There are other problems with Batman's villains. Psychiatry is used by Hugo Strange for his nefarious evil (as a psychotic himself, because, again, psychotics are horrible) and Harley Quinn is a psychologist who was infected with the psychopathy of the Joker, because mental problems work that way. Harley's one of the most problematic things in my opinion in Batman comics, but we'll get back to that later (Hint: Battered woman as fetish object in fandom). So, even if Arkham were a place of healing in some respect, mental illness infected it and turned it all evil, at least in Harley's case.
Now, some of you may be outraged. Batman's got mental problems to, some may say. Yes. Yes he does. In the most trite fashion possible. I ask you this simple question: When have we ever seen Batman treated as having a mental health which he seeks to understand, which is not an excuse for him to be Batman? In the Batman I've read, which is admittedly not terribly expansive and so I'll be glad if anyone can correct me, I've only seen the character Batman in therapy once. In the Flashpoint universe. Where Thomas Wayne said "Fuck you, I'm not goin' through your stupid therapy!" in fewer words.

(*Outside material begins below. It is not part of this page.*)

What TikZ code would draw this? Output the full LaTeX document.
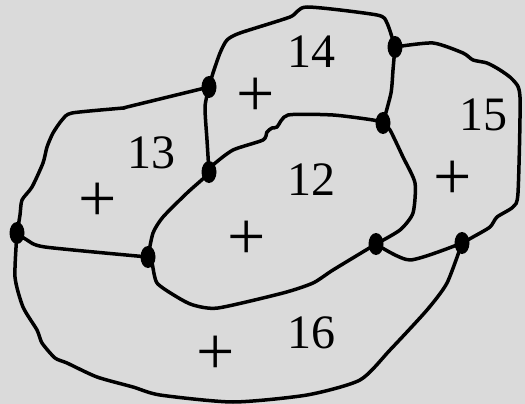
\documentclass[tikz,border=0pt]{standalone}
\usepackage{fontspec}
\setmainfont{Liberation Serif}
\usetikzlibrary{shapes.geometric}
\definecolor{paper}{RGB}{218,218,218}

\begin{document}
\begin{tikzpicture}[x=1pt, y=-1pt,
    vtx/.style={ellipse, fill=black, inner sep=0pt, minimum width=15pt, minimum height=22pt},
    rim/.style={line width=3.5pt, line join=round, line cap=round},
    lbl/.style={font=\fontsize{48}{50}\selectfont, inner sep=0pt},
    pls/.style={font=\fontsize{68}{70}\selectfont, inner sep=0pt}
  ]
  \fill[paper] (0,0) rectangle (525,404);

  % vertices
  \node[vtx] (A) at (17,233) {};
  \node[vtx] (B) at (148,257) {};
  \node[vtx] (C) at (209,172) {};
  \node[vtx] (D) at (209,87) {};
  \node[vtx] (E) at (395,47) {};
  \node[vtx] (F) at (383,123) {};
  \node[vtx] (G) at (376,244) {};
  \node[vtx] (H) at (462,243) {};

  % boundaries
  \draw[rim] plot[smooth, tension=0.4] coordinates {(A.center) (20,215) (22,200) (32,187) (43,163) (47,147) (53,133) (62,120) (72,113) (123,108) (127,107) (D.center)};
  \draw[rim] plot[smooth, tension=0.4] coordinates {(A.center) (27,240) (45,247) (B.center)};
  \draw[rim] plot[smooth, tension=0.4] coordinates {(D.center) (205,107) (207,140) (C.center)};
  \draw[rim] plot[smooth, tension=0.4] coordinates {(D.center) (213,73) (220,53) (227,40) (240,33) (290,17) (307,7) (377,15) (387,23) (E.center)};
  \draw[rim] plot[smooth, tension=0.4] coordinates {(E.center) (393,70) (391,93) (F.center)};
  \draw[rim] plot[smooth, tension=0.4] coordinates {(C.center) (213,165) (233,150) (263,140) (267,132) (272,128) (277,127) (288,115) (333,115) (373,120) (F.center)};
  \draw[rim] plot[smooth, tension=0.4] coordinates {(C.center) (205,177) (187,193) (163,217) (153,233) (B.center)};
  \draw[rim] plot[smooth, tension=0.4] coordinates {(B.center) (152,263) (157,283) (177,297) (193,305) (218,308) (283,293) (313,283) (333,270) (G.center)};
  \draw[rim] plot[smooth, tension=0.4] coordinates {(F.center) (390,130) (403,157) (415,183) (413,213) (400,230) (G.center)};
  \draw[rim] plot[smooth, tension=0.4] coordinates {(G.center) (410,260) (H.center)};
  \draw[rim] plot[smooth, tension=0.4] coordinates {(E.center) (433,43) (463,53) (473,60) (487,63) (500,70) (513,80) (520,97) (518,193) (513,207) (497,217) (490,227) (473,237) (H.center)};
  \draw[rim] plot[smooth, tension=0.4] coordinates {(A.center) (15,277) (23,307) (37,330) (42,343) (55,358) (67,363) (97,377) (133,387) (160,395) (233,402) (307,395) (360,380) (390,350) (427,310) (447,283) (H.center)};

  % region labels
  \node[lbl] (n12) at (311,180) {12};
  \node[lbl] (n13) at (151,153) {13};
  \node[lbl] (n14) at (311,52) {14};
  \node[lbl] (n15) at (483,115) {15};
  \node[lbl] (n16) at (311,333) {16};
  \node[pls] (p12) at (247,240) {+};
  \node[pls] (p13) at (98,202) {+};
  \node[pls] (p14) at (256,97) {+};
  \node[pls] (p15) at (453,180) {+};
  \node[pls] (p16) at (216,355) {+};
\end{tikzpicture}
\end{document}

Yes, Batman would be diagnosed with PTSD in our society, he witnessed his parents' deaths. And, to their credit, in the comics he is still treated as someone who can function. He's disciplined himself to the extent that he can deal with his traumas. Except no. Take a story like Tower of Babel. Batman's mental issues place him as having betrayed the team. That is to say, when he succumbs to it, he's evil. Really, that evil comes from him being a complete and utter fascist without equivocation, but we'll get to that.
Mental health SHOULD be treated in comics, but it should not be treated as something leading to evil. Take, by contrast to Batman, Spider-man. We can argue the relative traumas of both characters, but its less questionable that Spider-man has a real trauma which pushes him along. Yet, of the two, Spider-man's mental problems are realistic where Batman's aren't. This isn't a problem of DC v. Marvel, mind, if someone were able to actually tell a good story around it, Superman has a great amount of psychical trauma which ought to be explored but isn't. The difference is, Spider-man's problems aren't the character, only an aspect. Batman is every negative of mental health and the depiction of mental health as fixation and root off our concept of evil.
There is a place for Batman in comics, there's a place for that type of character who's dealing with his traumas in the fashion of a paranoid individual. But he's the ONLY consistent depiction of mental health in comics and as such there is a need for responsibility in the depiction. There is a problem with mental health in comics at large. Our heroes are treated as "sane" while villains are "insane." This is a problem, though, since sanity can still be evil and insanity can still be good.
Batman is the flashpoint of this problem as the earliest progenitor in comics. Hopefully, our American macro-society will get past the super-psycholization of our so-called criminal class, but Batman is the mythology encoding that problem. This is the first of my problems with Batman.